● **Data block**:
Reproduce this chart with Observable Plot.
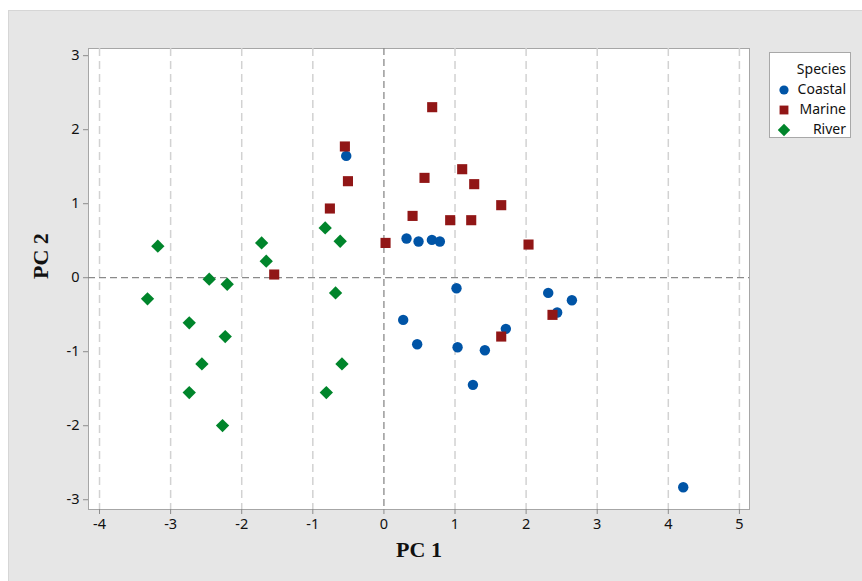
<!DOCTYPE html>
<html>
<head>
<meta charset="utf-8">
<script src="https://cdn.jsdelivr.net/npm/d3@7"></script>
<script src="https://cdn.jsdelivr.net/npm/@observablehq/plot@0.6"></script>
<style>
  html, body { margin: 0; padding: 0; background: #ffffff; }
  #page { position: relative; width: 862px; height: 581px; overflow: hidden; }
  #bg { position: absolute; left: 8px; top: 10px; right: 0; bottom: 0; background: #e6e6e6; border-left: 1px solid #d6d6d6; border-top: 1px solid #d6d6d6; }
  #chart { position: absolute; left: 0; top: 0; }
  #legend { position: absolute; left: 769px; top: 52px; width: 80px; height: 84px; background: #fff; border: 1px solid #a8a8a8; font-family: "Noto Sans", "Open Sans", sans-serif; font-size: 14px; color: #111; }
  #legend .row { position: absolute; left: 0; right: 4px; height: 20px; line-height: 20px; text-align: right; }
  #legend svg { position: absolute; left: 6px; top: 3px; }
</style>
</head>
<body>
<div id="page">
  <div id="bg"></div>
  <div id="chart"></div>
  <div id="legend"></div>
</div>
<script>
const species = ["Coastal", "Marine", "River"];
const colors = ["#0054a6", "#911616", "#00852b"];
const symbols = ["circle", "square", "diamond2"];

const coastalPC1 = [-0.53, 0.318, 0.487, 0.675, 0.787, 1.021, 2.311, 2.644, 2.437, 0.271, 1.715, 0.468, 1.036, 1.42, 1.252, 4.21];
const coastalPC2 = [1.646, 0.53, 0.489, 0.511, 0.489, -0.142, -0.205, -0.304, -0.47, -0.57, -0.691, -0.899, -0.939, -0.98, -1.448, -2.831];

const marinePC1 = [-0.549, -0.506, -0.76, 0.023, -1.543, 0.679, 1.101, 0.571, 1.27, 1.65, 0.403, 0.932, 1.228, 2.034, 2.371, 1.65];
const marinePC2 = [1.773, 1.304, 0.935, 0.47, 0.043, 2.304, 1.466, 1.349, 1.264, 0.98, 0.835, 0.777, 0.777, 0.448, -0.502, -0.795];

const riverPC1 = [-3.18, -0.826, -0.615, -1.72, -1.655, -2.457, -2.204, -3.325, -0.68, -2.738, -2.232, -2.56, -0.59, -2.738, -0.81, -2.27];
const riverPC2 = [0.426, 0.673, 0.493, 0.47, 0.223, -0.02, -0.088, -0.286, -0.205, -0.61, -0.795, -1.165, -1.165, -1.552, -1.552, -1.998];

const xTicks = [-4, -3, -2, -1, 0, 1, 2, 3, 4, 5];
const yTicks = [-3, -2, -1, 0, 1, 2, 3];

const series = [
  {name: "Coastal", x: coastalPC1, y: coastalPC2},
  {name: "Marine", x: marinePC1, y: marinePC2},
  {name: "River", x: riverPC1, y: riverPC2}
];
const data = series.flatMap(s => s.x.map((v, i) => ({species: s.name, pc1: v, pc2: s.y[i]})));

const sizeR = {Coastal: 5.2, Marine: 5.7, River: 6.0};

const tickFont = {fontFamily: "'Noto Sans', 'Open Sans', sans-serif", fontSize: 14.5, fill: "#111"};
const fmt = d => String(d);

const plot = Plot.plot({
  width: 862,
  height: 581,
  marginLeft: 88,
  marginRight: 113,
  marginTop: 48,
  marginBottom: 72,
  style: {background: "transparent", color: "#111"},
  x: {domain: [-4.155, 5.142], ticks: xTicks},
  y: {domain: [-3.132, 3.097], ticks: yTicks},
  marks: [
    Plot.frame({fill: "white", stroke: "#a6a6a6"}),
    Plot.ruleX(xTicks.filter(d => d !== 0), {stroke: "#d2d2d2", strokeWidth: 1.5, strokeDasharray: "8,5"}),
    Plot.ruleX([0], {stroke: "#8a8a8a", strokeWidth: 1.3, strokeDasharray: "7,4"}),
    Plot.ruleY([0], {stroke: "#8a8a8a", strokeWidth: 1.3, strokeDasharray: "7,4"}),
    ...species.map((s, i) => Plot.dot(data.filter(d => d.species === s), {
      x: "pc1", y: "pc2", r: sizeR[s], symbol: () => symbols[i], fill: colors[i], stroke: "none"
    })),
    Plot.axisX({ticks: xTicks, tickFormat: fmt, tickSize: 5, tickPadding: 4, stroke: "#8c8c8c", label: null, ...tickFont}),
    Plot.axisY({ticks: yTicks, tickFormat: fmt, tickSize: 5, tickPadding: 4, stroke: "#8c8c8c", label: null, ...tickFont}),
    Plot.text(["PC 1"], {frameAnchor: "bottom", dy: 47, text: d => d, fontFamily: "'Liberation Serif', serif", fontWeight: "bold", fontSize: 22, fill: "#111"}),
    Plot.text(["PC 2"], {frameAnchor: "left", dx: -48, rotate: -90, text: d => d, fontFamily: "'Liberation Serif', serif", fontWeight: "bold", fontSize: 22, fill: "#111"})
  ],
  symbol: {type: "identity"}
});
document.getElementById("chart").appendChild(plot);

// legend
const legend = document.getElementById("legend");
const title = document.createElement("div");
title.className = "row";
title.style.top = "6px";
title.textContent = "Species";
legend.appendChild(title);
species.forEach((s, i) => {
  const row = document.createElement("div");
  row.className = "row";
  row.style.top = (26 + i * 20) + "px";
  const sym = d3.symbol().type([d3.symbolCircle, d3.symbolSquare, d3.symbolDiamond2][i]).size(Math.PI * [4.6, 5.0, 5.6][i] ** 2)();
  row.innerHTML = `<svg width="16" height="16" viewBox="-8 -8 16 16"><path d="${sym}" fill="${colors[i]}"/></svg>${s}`;
  legend.appendChild(row);
});
</script>
</body>
</html>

● **Problem statement**:
All of the lines above should be printed exactly, minus the pictures.

● **Solution to the exercise**:
Reproduce this chart with Observable Plot.
<!DOCTYPE html>
<html>
<head>
<meta charset="utf-8">
<script src="https://cdn.jsdelivr.net/npm/d3@7"></script>
<script src="https://cdn.jsdelivr.net/npm/@observablehq/plot@0.6"></script>
<style>
  html, body { margin: 0; padding: 0; background: #ffffff; }
  #page { position: relative; width: 862px; height: 581px; overflow: hidden; }
  #bg { position: absolute; left: 8px; top: 10px; right: 0; bottom: 0; background: #e6e6e6; border-left: 1px solid #d6d6d6; border-top: 1px solid #d6d6d6; }
  #chart { position: absolute; left: 0; top: 0; }
  #legend { position: absolute; left: 769px; top: 52px; width: 80px; height: 84px; background: #fff; border: 1px solid #a8a8a8; font-family: "Noto Sans", "Open Sans", sans-serif; font-size: 14px; color: #111; }
  #legend .row { position: absolute; left: 0; right: 4px; height: 20px; line-height: 20px; text-align: right; }
  #legend svg { position: absolute; left: 6px; top: 3px; }
</style>
</head>
<body>
<div id="page">
  <div id="bg"></div>
  <div id="chart"></div>
  <div id="legend"></div>
</div>
<script>
const species = ["Coastal", "Marine", "River"];
const colors = ["#0054a6", "#911616", "#00852b"];
const symbols = ["circle", "square", "diamond2"];

const coastalPC1 = [-0.53, 0.318, 0.487, 0.675, 0.787, 1.021, 2.311, 2.644, 2.437, 0.271, 1.715, 0.468, 1.036, 1.42, 1.252, 4.21];
const coastalPC2 = [1.646, 0.53, 0.489, 0.511, 0.489, -0.142, -0.205, -0.304, -0.47, -0.57, -0.691, -0.899, -0.939, -0.98, -1.448, -2.831];

const marinePC1 = [-0.549, -0.506, -0.76, 0.023, -1.543, 0.679, 1.101, 0.571, 1.27, 1.65, 0.403, 0.932, 1.228, 2.034, 2.371, 1.65];
const marinePC2 = [1.773, 1.304, 0.935, 0.47, 0.043, 2.304, 1.466, 1.349, 1.264, 0.98, 0.835, 0.777, 0.777, 0.448, -0.502, -0.795];

const riverPC1 = [-3.18, -0.826, -0.615, -1.72, -1.655, -2.457, -2.204, -3.325, -0.68, -2.738, -2.232, -2.56, -0.59, -2.738, -0.81, -2.27];
const riverPC2 = [0.426, 0.673, 0.493, 0.47, 0.223, -0.02, -0.088, -0.286, -0.205, -0.61, -0.795, -1.165, -1.165, -1.552, -1.552, -1.998];

const xTicks = [-4, -3, -2, -1, 0, 1, 2, 3, 4, 5];
const yTicks = [-3, -2, -1, 0, 1, 2, 3];

const series = [
  {name: "Coastal", x: coastalPC1, y: coastalPC2},
  {name: "Marine", x: marinePC1, y: marinePC2},
  {name: "River", x: riverPC1, y: riverPC2}
];
const data = series.flatMap(s => s.x.map((v, i) => ({species: s.name, pc1: v, pc2: s.y[i]})));

const sizeR = {Coastal: 5.2, Marine: 5.7, River: 6.0};

const tickFont = {fontFamily: "'Noto Sans', 'Open Sans', sans-serif", fontSize: 14.5, fill: "#111"};
const fmt = d => String(d);

const plot = Plot.plot({
  width: 862,
  height: 581,
  marginLeft: 88,
  marginRight: 113,
  marginTop: 48,
  marginBottom: 72,
  style: {background: "transparent", color: "#111"},
  x: {domain: [-4.155, 5.142], ticks: xTicks},
  y: {domain: [-3.132, 3.097], ticks: yTicks},
  marks: [
    Plot.frame({fill: "white", stroke: "#a6a6a6"}),
    Plot.ruleX(xTicks.filter(d => d !== 0), {stroke: "#d2d2d2", strokeWidth: 1.5, strokeDasharray: "8,5"}),
    Plot.ruleX([0], {stroke: "#8a8a8a", strokeWidth: 1.3, strokeDasharray: "7,4"}),
    Plot.ruleY([0], {stroke: "#8a8a8a", strokeWidth: 1.3, strokeDasharray: "7,4"}),
    ...species.map((s, i) => Plot.dot(data.filter(d => d.species === s), {
      x: "pc1", y: "pc2", r: sizeR[s], symbol: () => symbols[i], fill: colors[i], stroke: "none"
    })),
    Plot.axisX({ticks: xTicks, tickFormat: fmt, tickSize: 5, tickPadding: 4, stroke: "#8c8c8c", label: null, ...tickFont}),
    Plot.axisY({ticks: yTicks, tickFormat: fmt, tickSize: 5, tickPadding: 4, stroke: "#8c8c8c", label: null, ...tickFont}),
    Plot.text(["PC 1"], {frameAnchor: "bottom", dy: 47, text: d => d, fontFamily: "'Liberation Serif', serif", fontWeight: "bold", fontSize: 22, fill: "#111"}),
    Plot.text(["PC 2"], {frameAnchor: "left", dx: -48, rotate: -90, text: d => d, fontFamily: "'Liberation Serif', serif", fontWeight: "bold", fontSize: 22, fill: "#111"})
  ],
  symbol: {type: "identity"}
});
document.getElementById("chart").appendChild(plot);

// legend
const legend = document.getElementById("legend");
const title = document.createElement("div");
title.className = "row";
title.style.top = "6px";
title.textContent = "Species";
legend.appendChild(title);
species.forEach((s, i) => {
  const row = document.createElement("div");
  row.className = "row";
  row.style.top = (26 + i * 20) + "px";
  const sym = d3.symbol().type([d3.symbolCircle, d3.symbolSquare, d3.symbolDiamond2][i]).size(Math.PI * [4.6, 5.0, 5.6][i] ** 2)();
  row.innerHTML = `<svg width="16" height="16" viewBox="-8 -8 16 16"><path d="${sym}" fill="${colors[i]}"/></svg>${s}`;
  legend.appendChild(row);
});
</script>
</body>
</html>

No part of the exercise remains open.